The three most powerful weapons against shame are:
  • Courage – to share your stories and be who you are
  • Compassion – towards yourself and others
  • Connection – together with love and belonging
1st Olympic Triathlon! Total Time 03:06:16

Quote I am pondering—
“I used to think the worst thing in life was to end up all alone.  It’s not.  The worst thing in life is ending up with people who make you feel all alone.”
– Robin Williams
Resource I am exploring—
How to Configure your Phone to Work for You, Not Against You
“If you take the time to follow the steps in this article you will be more productive, more focused, and — I’m not joking at all — live longer... Your phone is a tool, not a boss.”
Word I have learned
 - n. the realization that each random passerby is living a life as vivid and complex as your own.
"Sonder. You are the main character—the protagonist—the star at the center of your own unfolding story. You're surrounded by your supporting cast: friends and family hanging in your immediate orbit.
Scattered a little further out, a network of acquaintances who drift in and out of contact over the years.
But there in the background, faint and out of focus, are the extras. The random passersby. Each living a life as vivid and complex as your own.
They carry on invisibly around you, bearing the accumulated weight of their own ambitions, friends, routines, mistakes, worries, triumphs and inherited craziness.
When your life moves on to the next scene, theirs flickers in place, wrapped in a cloud of backstory and inside jokes and characters strung together with countless other stories you'll never be able to see. That you'll never know exists.
In which you might appear only once. As an extra sipping coffee in the background. As a blur of traffic passing on the highway.

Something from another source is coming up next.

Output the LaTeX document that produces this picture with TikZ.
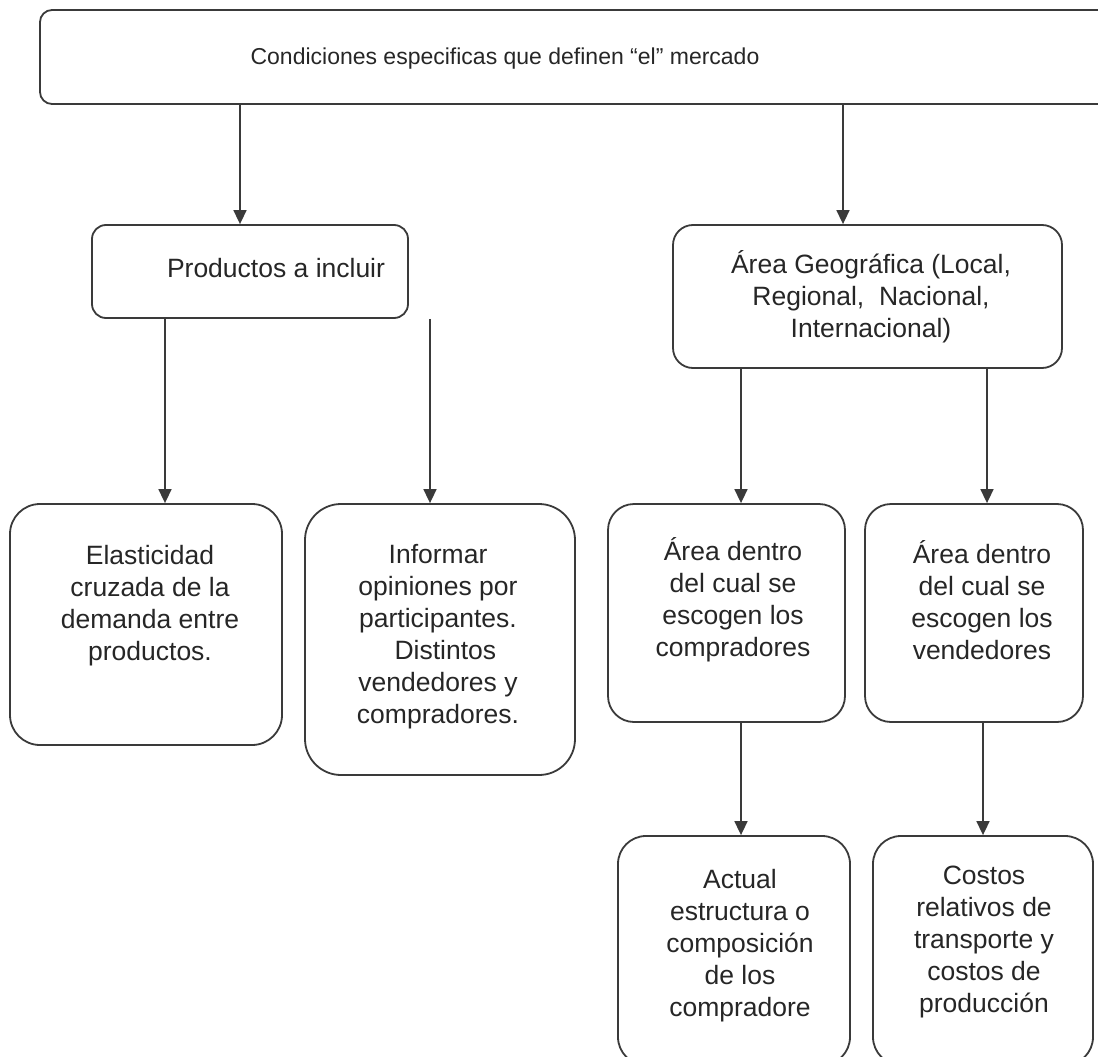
\documentclass[tikz,border=0pt]{standalone}
\usepackage{fontspec}
\setmainfont{Liberation Sans}
\usetikzlibrary{arrows.meta}
\definecolor{ink}{HTML}{3A3A3A}
\begin{document}
\begin{tikzpicture}[x=1pt,y=-1pt,
  box/.style={draw=ink,line width=1.8pt,rounded corners=#1,minimum width=0,minimum height=0,inner sep=0},
  box/.default=24pt,
  txt/.style={align=center,inner sep=0,font=\fontsize{26.5}{32}\selectfont,text=black!85},
  arr/.style={draw=ink,line width=1.6pt,-{Triangle[length=14pt,width=13pt]}}]
\useasboundingbox (0,0) rectangle (1098,1057);
\begin{scope}
\clip (0,0) rectangle (1098,1057);
% boxes
\node[box=12pt,minimum width=1075pt,minimum height=94pt] (top) at (577.5,57) {};
\node[box=14pt,minimum width=316pt,minimum height=93pt] (prod) at (250,271.5) {};
\node[box=20pt,minimum width=389pt,minimum height=143pt] (geo) at (867.5,296.5) {};
\node[box=30pt,minimum width=272pt,minimum height=241pt] (elas) at (146,624.5) {};
\node[box=36pt,minimum width=270pt,minimum height=271pt] (info) at (440,639.5) {};
\node[box=26pt,minimum width=237pt,minimum height=218pt] (comp) at (726.5,613) {};
\node[box=26pt,minimum width=218pt,minimum height=218pt] (vend) at (974,613) {};
\node[box=28pt,minimum width=232pt,minimum height=229pt] (act) at (734,950.5) {};
\node[box=28pt,minimum width=220pt,minimum height=229pt] (cost) at (983,950.5) {};
% texts
\node[txt,font=\fontsize{23}{28}\selectfont] (ttop) at (505,59) {Condiciones especificas que definen “el” mercado};
\node[txt] (tprod) at (276,268) {Productos a incluir};
\node[txt] (tgeo) at (871,297) {Área Geográfica (Local,\\Regional,\ \ Nacional,\\Internacional)};
\node[txt] (tedge) at (150,606) {Elasticidad\\cruzada de la\\demanda entre\\productos.};
\node[txt] (tinfo) at (438,637) {Informar\\opiniones por\\participantes.\\\ \ Distintos\\vendedores y\\compradores.};
\node[txt] (tcomp) at (733,600) {Área dentro\\del cual se\\escogen los\\compradores};
\node[txt] (tvend) at (982,600) {Área dentro\\del cual se\\escogen los\\vendedores};
\node[txt] (tact) at (740,946) {Actual\\estructura o\\composición\\de los\\compradore};
\node[txt] (tcost) at (984,942) {Costos\\relativos de\\transporte y\\costos de\\producción};
% connectors
\draw[arr] (top.south -| 240,0) -- (prod.north -| 240,0);
\draw[arr] (top.south -| 843,0) -- (geo.north -| 843,0);
\draw[arr] (prod.south -| 165,0) -- (elas.north -| 165,0);
\draw[arr] (prod.south -| 430,0) -- (info.north -| 430,0);
\draw[arr] (geo.south -| 741,0) -- (comp.north -| 741,0);
\draw[arr] (geo.south -| 987,0) -- (vend.north -| 987,0);
\draw[arr] (comp.south -| 741,0) -- (act.north -| 741,0);
\draw[arr] (vend.south -| 983,0) -- (cost.north -| 983,0);
\end{scope}
\end{tikzpicture}
\end{document}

As a lighted window at dusk."

And just remember, always wait to call your dog.

For the past three years (for me) and the past thirty years (for Dad and his cousin Carl), the Galloways have been pursuing American Woodcock and Grouse (upland game birds) in the Northwoods of Michigan.

For the unacquainted, upland birds are generally pursued with the assistance of hunting dogs.  Typically, the hunting dog of choice is a setter (e.g. English Setter) or a pointer (e.g. German Shorthaired Pointer).  Countless books, poems, and painting have been drafted specifically about the beauty and lure of bird hunting in the fall…

But last week the dog taught me a true life lesson. 

For reasons not worth delving into, last week I was hunting over Dad’s English Setter “Ivy” without Dad.  And it was (more than) a little odd.  I was unsure if Ivy would hunt for me, if she would listen to my commands, and if she would leave me to chase dad's scent (hunting a ¼ mile away).

It is easy to think when the dog is running far far away, hunting the same cover for the 10th time, or trotting along the walking trail that she has lost her marbles and needs a commandment to reign her back in. 

It is easy to think we are in control. 

And without exception, every time my doubt starts to creep in, she finds another bird and I humbly follow her lead.

Ivy hunted methodically from cover-to-cover that morning.  She did not need commands. She did not need Dad, me, or anyone else to know she should tactfully approach from the leeward side which led to nearly twenty successful points.

Always wait to call your dog.  Trust your dog.

Be curious. Not judgmental. Trust your tribe. There is always more to the story.

Don’t think less of yourself. Think about yourself less.

Fun fact: Gun dogs date back to the 14th century.  Once the dogs locate prey, they stop mid-walk and point (i.e. “pointers”) its entire body in the direction of the prey, so the hunter can sneap up and shoot the prey.  The “setter” moniker came from the original dog’s behavior, laying down (or “setting”) after locating game, so the hunter could throw a net over the prey without tangling in the dog.

[Also, Dad has put countless hours into training Ivy and that should not be lost in consideration here.  Thank you, Dad.]